The biggest issue for Washington is a number of long-term deals that will now come back to bite them. The Caps have for several years now been a "cap team," meaning they have spent right up to the salary cap ceiling. This is typical for teams looking to compete for the Stanley Cup. If you feel you are a legitimate contender, you try to make every dollar count towards building a championship roster. Without much room under the cap to work with, however, MacLellan had to offer free agents something else in order to entice players to sign. As a result, the team has given out several deals to players of four years or more. The benefit to this is, not only can you continue bidding on free agents without much money to spend, but even if a player does not live up to his cap hit, that cap hit gets lower every year in terms of percentage with a rising salary cap.

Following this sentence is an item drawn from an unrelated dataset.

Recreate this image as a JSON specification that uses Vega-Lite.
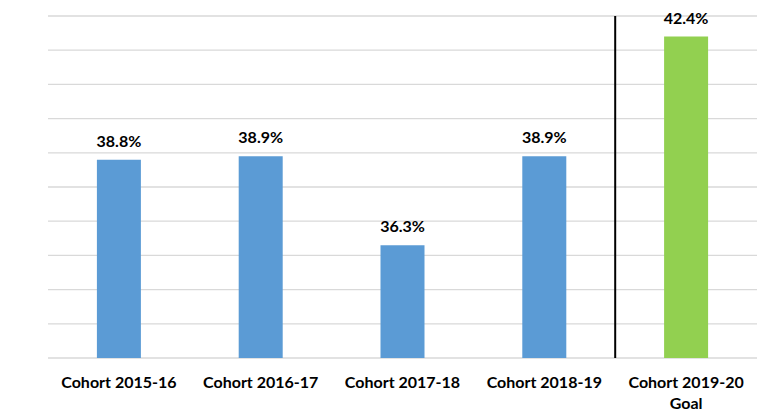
{
  "$schema": "https://vega.github.io/schema/vega-lite/v6.json",
  "width": 709,
  "height": 342,
  "autosize": {"type": "none"},
  "padding": {"left": 48, "top": 16, "right": 21, "bottom": 55},
  "background": "white",
  "config": {
    "view": {"stroke": null},
    "font": "Lato",
    "axisY": {"title": null, "labels": false, "ticks": false, "domain": false, "grid": false}
  },
  "datasets": {
    "rates": [
      {"cohort": "Cohort 2015-16", "rate": 38.8, "kind": "actual"},
      {"cohort": "Cohort 2016-17", "rate": 38.9, "kind": "actual"},
      {"cohort": "Cohort 2017-18", "rate": 36.3, "kind": "actual"},
      {"cohort": "Cohort 2018-19", "rate": 38.9, "kind": "actual"},
      {"cohort": "Cohort 2019-20|Goal", "rate": 42.4, "kind": "goal"}
    ],
    "gridlines": [
      {"level": 33}, {"level": 34}, {"level": 35}, {"level": 36}, {"level": 37}, {"level": 38},
      {"level": 39}, {"level": 40}, {"level": 41}, {"level": 42}, {"level": 43}
    ]
  },
  "layer": [
    {
      "data": {"name": "gridlines"},
      "mark": {"type": "rule", "color": "#D9D9D9", "strokeWidth": 1.3},
      "encoding": {
        "y": {"field": "level", "type": "quantitative", "scale": {"domain": [33, 43], "zero": false, "nice": false}}
      }
    },
    {
      "data": {"name": "rates"},
      "encoding": {
        "x": {
          "field": "cohort",
          "type": "nominal",
          "sort": null,
          "scale": {"paddingInner": 0, "paddingOuter": 0},
          "axis": {
            "title": null,
            "domain": false,
            "ticks": false,
            "labelAngle": 0,
            "labelFont": "Lato",
            "labelFontWeight": "bold",
            "labelFontSize": 16,
            "labelColor": "#000000",
            "labelPadding": 16,
            "labelLineHeight": 21,
            "labelExpr": "split(datum.label, '|')"
          }
        },
        "y": {"field": "rate", "type": "quantitative"}
      },
      "layer": [
        {
          "mark": {"type": "bar", "size": 44},
          "encoding": {
            "y2": {"datum": 33},
            "color": {
              "field": "kind",
              "type": "nominal",
              "scale": {"domain": ["actual", "goal"], "range": ["#5B9BD5", "#92D050"]},
              "legend": null
            }
          }
        },
        {
          "transform": [{"calculate": "format(datum.rate, '.1f') + '%'", "as": "label"}],
          "mark": {"type": "text", "dy": -18, "fontWeight": "bold", "fontSize": 16, "font": "Lato", "color": "#000000"},
          "encoding": {
            "text": {"field": "label", "type": "nominal"}
          }
        },
        {
          "transform": [{"filter": "datum.kind == 'goal'"}],
          "mark": {"type": "rule", "color": "#000000", "strokeWidth": 2},
          "encoding": {
            "x": {"field": "cohort", "type": "nominal", "bandPosition": 0},
            "y": {"datum": 43, "type": "quantitative"},
            "y2": {"datum": 33}
          }
        }
      ]
    }
  ]
}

In 2017, T.J. Oshie was a free agent. The Caps did not have the money under the cap to re-sign him so instead offered him an eight-year deal. There is no question Oshie left money on the table in terms of a yearly salary, but he got more years. Will he be worth a $5.75 million cap hit when he's 38 and on the last year of his contract? Probably not by today's standards when his cap hit alone takes a little over 7-percent of the team's cap space. With a rising cap, however, that percentage would have gone down each year. Now it won't, at least not as much as MacLellan had anticipated.

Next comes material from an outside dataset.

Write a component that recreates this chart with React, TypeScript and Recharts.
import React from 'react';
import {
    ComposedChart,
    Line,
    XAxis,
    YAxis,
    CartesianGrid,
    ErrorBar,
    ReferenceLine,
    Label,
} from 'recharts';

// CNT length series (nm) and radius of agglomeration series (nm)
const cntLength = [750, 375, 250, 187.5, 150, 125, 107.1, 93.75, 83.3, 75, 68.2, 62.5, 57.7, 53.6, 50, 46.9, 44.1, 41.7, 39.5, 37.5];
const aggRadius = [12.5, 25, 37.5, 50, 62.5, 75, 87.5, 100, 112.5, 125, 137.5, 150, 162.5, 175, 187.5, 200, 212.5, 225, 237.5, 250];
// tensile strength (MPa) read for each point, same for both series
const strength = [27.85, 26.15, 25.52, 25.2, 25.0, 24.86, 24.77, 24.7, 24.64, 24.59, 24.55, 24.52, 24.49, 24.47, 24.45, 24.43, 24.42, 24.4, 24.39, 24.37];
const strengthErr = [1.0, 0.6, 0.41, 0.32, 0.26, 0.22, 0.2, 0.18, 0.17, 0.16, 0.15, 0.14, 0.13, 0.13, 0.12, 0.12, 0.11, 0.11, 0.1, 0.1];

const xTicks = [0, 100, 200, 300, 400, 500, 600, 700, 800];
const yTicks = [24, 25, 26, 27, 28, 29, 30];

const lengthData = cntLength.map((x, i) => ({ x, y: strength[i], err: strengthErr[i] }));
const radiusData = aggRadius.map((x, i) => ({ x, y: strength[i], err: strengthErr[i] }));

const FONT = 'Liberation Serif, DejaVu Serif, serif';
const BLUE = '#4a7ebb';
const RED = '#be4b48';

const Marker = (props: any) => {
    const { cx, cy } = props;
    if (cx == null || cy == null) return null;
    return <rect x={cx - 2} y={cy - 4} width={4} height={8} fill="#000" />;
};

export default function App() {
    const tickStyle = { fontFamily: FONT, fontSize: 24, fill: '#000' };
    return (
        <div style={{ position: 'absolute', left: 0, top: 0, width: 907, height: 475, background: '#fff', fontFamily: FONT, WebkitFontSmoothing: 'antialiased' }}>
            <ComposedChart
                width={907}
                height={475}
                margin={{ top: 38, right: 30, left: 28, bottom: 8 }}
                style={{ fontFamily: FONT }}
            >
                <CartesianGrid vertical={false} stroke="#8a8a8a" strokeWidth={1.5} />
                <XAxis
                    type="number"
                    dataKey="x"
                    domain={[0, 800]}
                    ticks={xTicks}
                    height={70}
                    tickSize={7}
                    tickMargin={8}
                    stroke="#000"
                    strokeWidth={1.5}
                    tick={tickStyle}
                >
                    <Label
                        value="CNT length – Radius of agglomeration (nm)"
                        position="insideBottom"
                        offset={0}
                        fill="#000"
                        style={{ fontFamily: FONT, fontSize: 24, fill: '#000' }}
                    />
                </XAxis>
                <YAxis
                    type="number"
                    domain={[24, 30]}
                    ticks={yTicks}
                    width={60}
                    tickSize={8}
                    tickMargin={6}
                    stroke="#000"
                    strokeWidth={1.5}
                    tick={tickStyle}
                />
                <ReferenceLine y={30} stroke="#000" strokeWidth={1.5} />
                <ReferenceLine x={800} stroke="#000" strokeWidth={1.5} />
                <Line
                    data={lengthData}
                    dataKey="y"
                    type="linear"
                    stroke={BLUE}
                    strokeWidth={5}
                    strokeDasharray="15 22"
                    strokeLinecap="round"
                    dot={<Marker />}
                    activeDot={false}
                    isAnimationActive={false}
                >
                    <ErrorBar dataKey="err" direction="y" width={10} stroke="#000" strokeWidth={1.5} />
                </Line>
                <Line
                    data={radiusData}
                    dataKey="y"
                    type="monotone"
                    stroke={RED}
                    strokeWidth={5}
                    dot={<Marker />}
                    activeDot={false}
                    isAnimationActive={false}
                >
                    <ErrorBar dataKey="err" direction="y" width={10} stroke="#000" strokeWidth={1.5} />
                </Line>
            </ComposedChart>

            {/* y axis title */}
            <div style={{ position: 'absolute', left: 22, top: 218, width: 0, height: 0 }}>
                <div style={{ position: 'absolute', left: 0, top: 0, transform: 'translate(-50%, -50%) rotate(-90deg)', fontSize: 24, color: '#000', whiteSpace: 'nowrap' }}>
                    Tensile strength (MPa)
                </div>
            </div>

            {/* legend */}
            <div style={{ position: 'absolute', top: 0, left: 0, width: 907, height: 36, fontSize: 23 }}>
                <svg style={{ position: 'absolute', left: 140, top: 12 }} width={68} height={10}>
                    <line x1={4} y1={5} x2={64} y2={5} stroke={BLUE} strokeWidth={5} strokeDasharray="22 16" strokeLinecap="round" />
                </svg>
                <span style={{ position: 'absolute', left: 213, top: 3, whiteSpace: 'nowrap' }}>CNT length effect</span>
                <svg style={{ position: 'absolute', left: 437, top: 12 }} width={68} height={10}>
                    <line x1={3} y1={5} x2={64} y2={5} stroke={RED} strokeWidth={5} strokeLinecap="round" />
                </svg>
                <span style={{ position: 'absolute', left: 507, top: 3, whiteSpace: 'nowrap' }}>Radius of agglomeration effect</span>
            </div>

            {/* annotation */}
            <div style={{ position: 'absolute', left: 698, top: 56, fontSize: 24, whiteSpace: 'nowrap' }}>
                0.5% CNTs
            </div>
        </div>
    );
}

For a team that has pushed right up against the cap ceiling the last few years, one of the few sources of relief it could find was the yearly increase to the cap. Now it won't have that for the next two years.

RELATED: NHL, NHLPA ADD 4 YEARS TO CURRENT CBA  

Washington has 11 players with at least three years on their current contracts after the 2019-20 season. Those are players whose cap hits by percentage will remain exactly the same next season. With a salary cap of $81.5 million, the Caps have 11 forwards, four defensemen and one goalie under contract with a little less than $10.4 million of cap space remaining.  That's $10.4 million to use on at least two forwards, three defensemen and a goalie. That's not a lot.

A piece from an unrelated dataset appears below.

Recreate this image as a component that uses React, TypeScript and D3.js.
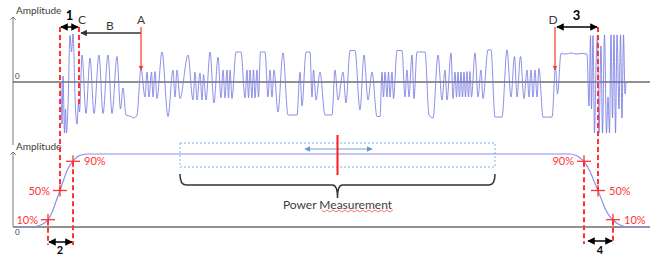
import React from 'react';
import * as d3 from 'd3';

// top trace: [time, amplitude] extrema
const burstWave: [number, number][] = [
  [61, 0], [62, -1.4], [63, 0.2], [64.5, -1.7], [65.5, -0.9], [66.5, -1.7], [68, -0.8],
  [70, 1.55], [71.5, 1.0], [73, 1.6], [75.5, -0.9], [77, -1.4], [78.5, -0.7], [79.5, -1.0],
  [82, 0.9], [86, -1.05], [90, 0.8], [94, -1.05], [99, 0.9], [103, -1.05], [108, 0.9],
  [112, -1.05], [117, 0.85], [120.5, -0.9], [123, -0.2], [126, -1.1], [131, -1.15],
  [134, -1.2], [137, -1.1], [141, 0.45],
  [145, -0.5], [147, 0.33], [149, -0.5], [151.5, 0.33], [153, -0.5], [155, 0.35], [157, -0.55],
  [162, 1.0], [168, -1.15], [173, 0.4], [175, -0.5], [177, 0.4], [180, -0.55],
  [188, 0.9], [193, -0.6], [195, 0.33], [197, -0.6], [200, 0.3], [202, -0.6], [203.5, 0.25], [206, -0.6],
  [210, 1.0], [214, -0.7], [218, 0.83], [221, -0.53], [223, 0.4], [225, -0.53], [227, 0.4],
  [228.5, -0.53], [230, 0.4], [232, -0.55],
  [236, 1.0], [241, 1.0], [245, -0.53], [247, 0.4], [248.5, -0.53], [250, 0.4], [252, -0.53],
  [253.5, 0.4], [255, -0.53], [257, 0.4], [258.5, -0.5],
  [260.5, 1.0], [265, 1.0], [268, -0.5], [270, 0.4], [272, -0.5], [274, 0.4], [278, -1.0],
  [283, 0.97], [288, -1.1], [297, -1.1], [300, 0.33], [302, -0.8],
  [306, 1.0], [310, 1.0], [312, -0.5], [313.5, 0.4], [316, -0.6], [320, 0.33], [325, -1.1],
  [332, -1.1], [335, 0.4], [338, -0.6], [343, 0.33], [346, -0.7], [350, 1.05], [355, 1.05],
  [360, -0.93], [364, 0.9], [368, -0.6], [372, 0.33], [377, -1.15], [380, -1.15],
  [382, 0.33], [383.5, -0.5], [385, 0.33], [387, -0.5], [388.5, 0.33], [390, -0.5], [392, 0.33], [393.5, -0.55],
  [397, 1.05], [402, 1.05], [405, -0.5], [407, 0.4], [409, -0.5], [412, 0.9], [414, -0.55],
  [417, 1.0], [425, 1.0], [429, -1.1], [433, -1.2], [438, 0.9], [442, -0.6], [445, 0.4],
  [447, -0.6], [451, 0.97], [453, -0.55], [455, 0.33], [456.5, -0.5], [458, 0.33], [459.5, -0.5],
  [461, 0.33], [462.5, -0.5], [464, 0.33], [465.5, -0.5], [467, 0.35], [468.5, -0.5], [470, 0.35], [471.5, -0.5],
  [475, 0.97], [478, -0.5], [481, 0.4], [483, -0.55], [488, 1.07], [491, 1.07], [495, -1.17],
  [502, -1.17], [507, 1.07], [511, -0.5], [514.5, 0.85], [517, -0.5], [520.5, 0.85], [524, -0.55],
  [527, 0.4], [529, -0.5], [531, 0.4], [533, -0.5], [535, 0.4], [537, -0.5], [539, 0.45],
  [543, -1.17], [552, -1.17], [555.5, 0.47], [557.5, -0.4], [561, 0.95], [566, 0.93], [571, 0.97],
  [576, 0.93], [581, 0.95], [587, 0.93],
  [589, -0.8], [590.5, 1.55], [591.5, -0.9], [593, 1.55], [594.5, -1.7], [596, 0.5], [597.5, 1.57],
  [599, -1.7], [601, 1.2], [602.5, -1.7], [604.5, 1.57], [606.5, -1.7], [608, -0.5], [609.5, -1.7],
  [611, 1.57], [612.5, -1.2], [614, 1.57], [615.5, -1.7], [617, 1.57], [619, -0.9], [620.5, 1.57],
  [622, -1.2], [623.5, 1.57], [625, -0.4], [626, 0],
];

// bottom trace: power envelope (0..1), S-shaped ramps
const envelope: [number, number][] = [
  [13, 0], [33, 0], [39, 0.02], [44, 0.05], [48, 0.1], [52, 0.2], [56, 0.35], [60, 0.5],
  [64, 0.66], [68, 0.8], [73, 0.9], [77, 0.96], [82, 0.99], [88, 1], [570, 1],
  [576, 0.98], [580, 0.95], [584, 0.9], [590, 0.76], [594, 0.63], [598, 0.5], [602, 0.36],
  [606, 0.23], [610, 0.14], [613, 0.1], [617, 0.05], [622, 0.02], [628, 0], [650, 0],
];

const levelMarks = [
  { t: 48, level: 0.1, label: '10%', side: 'left' },
  { t: 60, level: 0.5, label: '50%', side: 'left' },
  { t: 73, level: 0.9, label: '90%', side: 'right' },
  { t: 584, level: 0.9, label: '90%', side: 'left' },
  { t: 598, level: 0.5, label: '50%', side: 'right' },
  { t: 613, level: 0.1, label: '10%', side: 'right' },
];

const tStart = 60, tC = 79, tA = 141, tD = 555, tEnd = 598;
const tMeasure = [180, 495];

const W = 650, H = 258;
const RED = '#ff3333';
const INK = '#3c3c3c';
const FONT = 'Lato, "Liberation Sans", sans-serif';

export default function App() {
  const x = d3.scaleLinear().domain([0, 650]).range([0, W]);
  const yTop = d3.scaleLinear().domain([-2, 2]).range([142, 22]);
  const yBot = d3.scaleLinear().domain([0, 1]).range([227, 154]);

  const topLine = d3.line<[number, number]>()
    .x(d => x(d[0])).y(d => yTop(d[1])).curve(d3.curveMonotoneX);
  const envLine = d3.line<[number, number]>()
    .x(d => x(d[0])).y(d => yBot(d[1])).curve(d3.curveMonotoneX);

  const ax = x(13);
  const mx0 = x(tMeasure[0]), mx1 = x(tMeasure[1]);
  const mc = (mx0 + mx1) / 2;

  // red squiggle under "Measurement"
  let squiggle = 'M322,210';
  for (let i = 0; i < 24; i++) squiggle += ` L${324 + i * 3},${i % 2 ? 210 : 212}`;

  const dash = (t: number, y0: number, y1: number, key: string) => (
    <line key={key} x1={x(t)} x2={x(t)} y1={y0} y2={y1}
      stroke={RED} strokeWidth={2} strokeDasharray="5,3" />
  );

  return (
    <svg width={W} height={H} style={{ position: 'absolute', left: 0, top: 0, background: '#fff' }}
      fontFamily={FONT}>
      <defs>
        <marker id="ah" viewBox="0 0 10 10" refX="9" refY="5" markerWidth="5" markerHeight="5"
          orient="auto-start-reverse">
          <path d="M0,0 L10,5 L0,10 z" fill="#000" />
        </marker>
        <marker id="ahg" viewBox="0 0 10 10" refX="9" refY="5" markerWidth="5" markerHeight="5"
          orient="auto-start-reverse">
          <path d="M0,0 L10,5 L0,10 z" fill="#333" />
        </marker>
        <marker id="ahr" viewBox="0 0 10 10" refX="9" refY="5" markerWidth="4" markerHeight="4"
          orient="auto-start-reverse">
          <path d="M0,0 L10,5 L0,10 z" fill={RED} />
        </marker>
        <marker id="ahb" viewBox="0 0 10 10" refX="9" refY="5" markerWidth="3" markerHeight="3"
          orient="auto-start-reverse">
          <path d="M0,0 L10,5 L0,10 z" fill="#5b9bd5" />
        </marker>
        <marker id="axh" viewBox="0 0 10 10" refX="5" refY="1" markerWidth="7" markerHeight="7" orient="0">
          <path d="M1,5 L5,1 L9,5" fill="none" stroke="#666" strokeWidth="1.2" />
        </marker>
      </defs>

      {/* axes */}
      <line x1={ax} x2={ax} y1={145} y2={17} stroke="#777" markerEnd="url(#axh)" />
      <line x1={ax} x2={ax} y1={yBot(0)} y2={152} stroke="#777" markerEnd="url(#axh)" />
      <line x1={ax} x2={W} y1={yTop(0)} y2={yTop(0)} stroke="#6e6e6e" strokeWidth={1.3} />
      <line x1={ax} x2={W} y1={yBot(0)} y2={yBot(0)} stroke="#6e6e6e" strokeWidth={1.3} />
      <text x={16} y={14} fontSize={10} fill={INK}>Amplitude</text>
      <text x={16} y={150} fontSize={10} fill={INK}>Amplitude</text>
      <text x={15} y={yTop(0) - 3} fontSize={8} fill={INK}>0</text>
      <text x={15} y={yBot(0) + 8} fontSize={8} fill={INK}>0</text>

      {/* measurement window */}
      <rect x={mx0} y={143} width={mx1 - mx0} height={24} fill="none"
        stroke="#7fb2e0" strokeWidth={1} strokeDasharray="2,2" />

      {/* traces */}
      <path d={topLine(burstWave) ?? ''} fill="none" stroke="#7074e0" strokeWidth={1} strokeOpacity={0.8} />
      <path d={envLine(envelope) ?? ''} fill="none" stroke="#8c8fe6" strokeWidth={1.2} />

      <line x1={305} x2={372} y1={149} y2={149} stroke="#b8d0ec" strokeWidth={2}
        markerStart="url(#ahb)" markerEnd="url(#ahb)" />
      <line x1={mc} x2={mc} y1={135} y2={175} stroke="#ff1a1a" strokeWidth={2} />

      {/* brace */}
      <path d={`M${mx0},174 Q${mx0},185 ${mx0 + 6},185 L${mc - 5},185 Q${mc},185 ${mc},198 Q${mc},185 ${mc + 5},185 L${mx1 - 6},185 Q${mx1},185 ${mx1},174`}
        fill="none" stroke="#333" strokeWidth={1.5} />
      <text x={mc} y={209} fontSize={12} textAnchor="middle" fill={INK}>Power Measurement</text>
      <path d={squiggle} fill="none" stroke="#ff4d4d" strokeWidth={0.8} />

      {/* dashed timing markers */}
      {dash(tStart, 27, yBot(0.5), 'd0')}
      {dash(tC, 27, 107, 'd1')}
      {dash(tEnd, 27, yBot(0.5), 'd2')}
      {dash(48, yBot(0.1), 245, 'd3')}
      {dash(73, yBot(0.9), 245, 'd4')}
      {dash(584, yBot(0.9), 244, 'd5')}
      {dash(613, yBot(0.1), 244, 'd6')}

      {/* level crosses */}
      {levelMarks.map((m, i) => {
        const cx = x(m.t), cy = yBot(m.level);
        return (
          <g key={i}>
            <line x1={cx - 7} x2={cx + 7} y1={cy} y2={cy} stroke={RED} strokeWidth={1.3} />
            <line x1={cx} x2={cx} y1={cy - 6} y2={cy + 6} stroke={RED} strokeWidth={1.3} />
            <text x={m.side === 'left' ? cx - 10 : cx + 11} y={cy + 4} fontSize={11}
              textAnchor={m.side === 'left' ? 'end' : 'start'} fill={RED}>{m.label}</text>
          </g>
        );
      })}

      {/* numbered intervals */}
      <line x1={x(tStart) + 1} x2={x(tC) - 1} y1={27} y2={27} stroke="#000" strokeWidth={1.5}
        markerStart="url(#ah)" markerEnd="url(#ah)" />
      <text x={(x(tStart) + x(tC)) / 2} y={20} fontSize={13} fontWeight="bold" textAnchor="middle">1</text>
      <line x1={x(48) + 1} x2={x(73) - 1} y1={242} y2={242} stroke="#000" strokeWidth={1.5}
        markerStart="url(#ah)" markerEnd="url(#ah)" />
      <text x={x(60)} y={254} fontSize={11} fontWeight="bold" textAnchor="middle">2</text>
      <line x1={x(tD) + 2} x2={x(tEnd) - 1} y1={27} y2={27} stroke="#000" strokeWidth={1.5}
        markerStart="url(#ah)" markerEnd="url(#ah)" />
      <text x={(x(tD) + x(tEnd)) / 2} y={20} fontSize={13} fontWeight="bold" textAnchor="middle">3</text>
      <line x1={x(588)} x2={x(612)} y1={241} y2={241} stroke="#000" strokeWidth={1.5}
        markerStart="url(#ah)" markerEnd="url(#ah)" />
      <text x={x(600)} y={254} fontSize={11} fontWeight="bold" textAnchor="middle">4</text>

      {/* A / B / C / D annotations */}
      <line x1={x(tA)} x2={x(tC) + 2} y1={33} y2={33} stroke="#333" strokeWidth={1.3} markerEnd="url(#ahg)" />
      <line x1={x(tA)} x2={x(tA)} y1={27} y2={70} stroke={RED} strokeWidth={1.2} markerEnd="url(#ahr)" />
      <line x1={x(tD)} x2={x(tD)} y1={27} y2={70} stroke={RED} strokeWidth={1.2} markerEnd="url(#ahr)" />
      <text x={x(tA)} y={24} fontSize={12} textAnchor="middle" fill={INK}>A</text>
      <text x={(x(tA) + x(tC)) / 2} y={30} fontSize={12} textAnchor="middle" fill={INK}>B</text>
      <text x={x(tC) + 3} y={24} fontSize={12} textAnchor="middle" fill={INK}>C</text>
      <text x={x(tD) - 2} y={24} fontSize={12} textAnchor="middle" fill={INK}>D</text>
    </svg>
  );
}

There are also restricted free agents like Jonas Siegenthaler and Travis Boyd with cap hits of $714,166 and $800,000, respectively. Both players will be due raises. It's hard to imagine the team walking away from Siegenthaler, but even if they wanted to with Boyd, they would still have to replace him with another player who costs money. Plus, Ilya Kovalchuk, Radko Gudas, Brenden Dillon and, most importantly, Braden Holtby will be unrestricted free agents.

Free agency was going to be difficult for Washington to manage yet again in 2020 regardless of how much the cap was going to rise. Now with a flat cap, the team's practice of handing out long-term contracts is really going to come back to bite them and force some difficult decisions. The team has very little money to pay players more than what they're making now. Does this ensure the end of Holtby's time in Washington? Does the team wait on a long-term extension for Ovechkin to get a better idea of where the salary cap may be in a few years? Can the team afford to keep any of its UFAs? Does the team leave Oshie exposed to Seattle in the expansion draft?

At this point, these are all questions MacLellan now has to consider.